Hi everyone, this is Cliff, Sarah’s husband. Sneaking in a little Mother's Day blog before I leave for Haiti, where I'll be spending Mother's Day 2008. Those of you reading this blog have and/or are learning much about my wonderful wife. To celebrate Mother’s Day, I thought I'd contribute a small piece on Sarah and why I’m lucky to have her as the mother of my children and as my best friend for life.
First, and foremost, Sarah is a wonderful parent. I think most men will say that about their wives, but I emphasize this first because this is what made me fall in love with her, immediately! If you’re not familiar with the story, we had an epistolary romance (love letters, notes, etc.) and, aside from her beauty and obvious intelligence (brains are soooo s*xy!!), she made it very clear that Hatfield, our oldest, was the most important person in her life. Being a man intent on making family the top priority, I was immediately smitten. When I saw Sarah with Hatfield, giving her unconditional love and attention, there was no doubt in my mind, this was the woman meant to be the most integral part of my family.

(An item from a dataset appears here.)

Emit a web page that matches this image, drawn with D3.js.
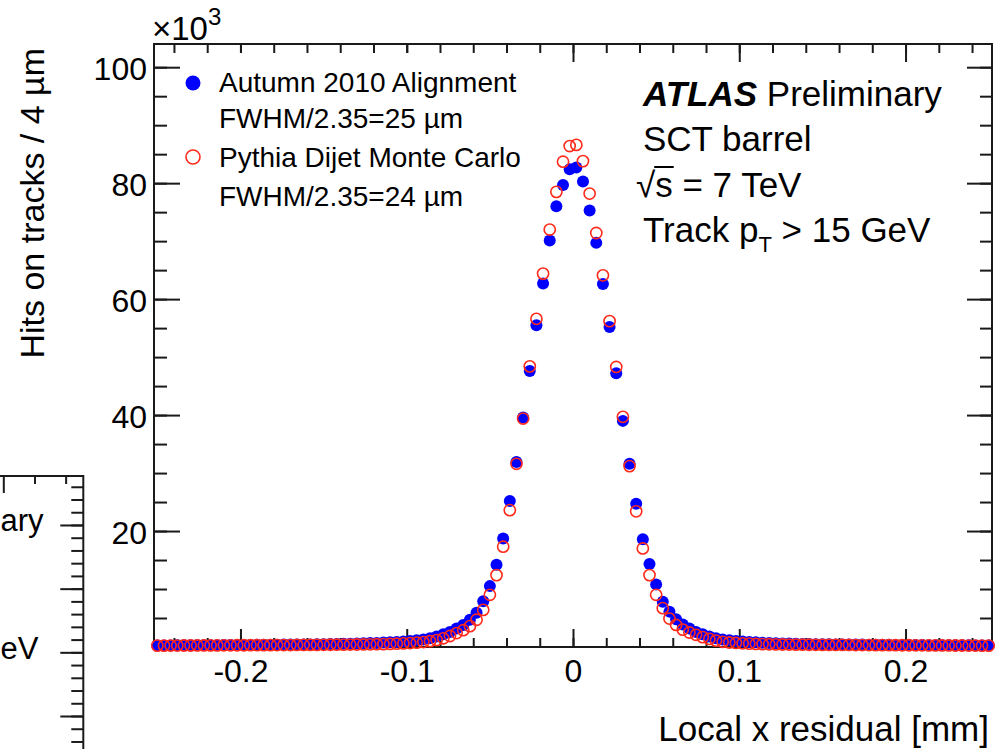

Since that first date in Chicago, when I found myself completely overwhelmed by this woman’s beauty, the type that is so vibrant and alive from deep inside that it pours out of her and permeates everything and everyone nearby, I have fallen in love each day and in a more and more stronger way. For those of you interested in the statistics, our courtship was roughly six months. I was infatuated from day one, I wanted to marry her five minutes into our first date, and was brave enough to hint at it (and work into conversations how we would get married ‘if’ things worked out) by our second date, and was unabashedly committed to being her husband at the end of that second date (fast, yes, but when you know, you know!).
The marriage happened quickly, so fast that it took everyone I knew by surprise, and they thought I was crazy for leaving Seattle. If you knew her, though, the way I did, and saw everything you wanted in a wife, you don’t let anything prevent you from getting your future started. No time delays, no work delays, nothing was going to stop me from living the rest of our lives together.
Wow, I’m probably straying a bit here. I should be talking about her and why she is the best mother in the world. Instead, I talk about how I fell in love with her! Can you tell that I am still crazy about this wonderful woman and continue falling in love with her each day? Back to her as a mother!
Sarah is unselfish with our children, which is something important to me. This isn’t unselfish in the way of spending money on them (which she does do within reason). She is unselfish in that they are top priority. Every decision made takes the children into account. Work and life balance, how we educate the children, what we stock in the kitchen, how our free time is spent, and every major thing defining our family is primarily based on what it means for the kids. This is hard and, for me, a challenge. Sarah does this naturally, correcting my selfish whims and reminding me of what is important- not to her but to us. We made promises at the beginning of our relationship and, as a shortcoming, I sometimes want to do things for my benefit, not for the good of the family (example- big screen television) because it makes me happy. Although everyone has a right to get a little self-focus, its important to manage our finances properly. It takes discipline to give focus to the children, to buy music lessons rather than cable television, to spend money on educational books and sport equipment rather than books I want for myself or some really cool electronic stuff. And, most hardest of all, its hard to make the kids the focus of our lives rather than ourselves. Perfect example- this posting! I try to focus on Sarah as a mother and I lace every paragraph with my thoughts, stuff about me, etc.
Anyways, Sarah is consistent in this respect. She gave up working to become a stay-at-home parent. Working is hard, it is, but I’d rather work than be a stay at home for one fact- it’s hard, very very hard. I say this because, when we made the decision for single income, Sarah offered me to be the stay at home if I desired. Thinking about the challenge of babysitting, errr I mean parenting, our one child for a day, and considering the idea of tripling the kid count over time and repeating it 364 times each year is daunting, heck, it’s maddeningly impossible! So, I chose the easy way out and opted to work.
So, Sarah works at home, 7 days a week, no holidays or weekends off, with no raise, no awards, and no promotions in sight. She does this with unending grace, giving every ounce of love and patience and direction in shaping our kids and providing for them every day. She balances the budget, which was challenging on the income side for a long time, and makes miracles happen with strapped funds. She cooks healthy and delicious food for the kids, which takes a lot of time. She homeschools the kids, which adds to the difficulty in being a parent because it requires additional time (think late-into-the-night reading and planning and researching) in preparation and doesn’t allow for a tempting 6-hour break each by having the kids go to traditional school.
In short, Sarah has shown adamant commitment to being the rock of the family and being the best mother that she can be to our children. She helps me to become a better father by reminding me of my priorities, and as a wife she has been my best friend, advisor, and overall good influence on all matters professional and personal. I admire her for her choices, her actions, and for the amazing job she has done with our home, our children, and our lives.
Happy Mothers Day, Sarah. I am a lucky man to have a woman like you as my best friend and mother to the kids we dearly love.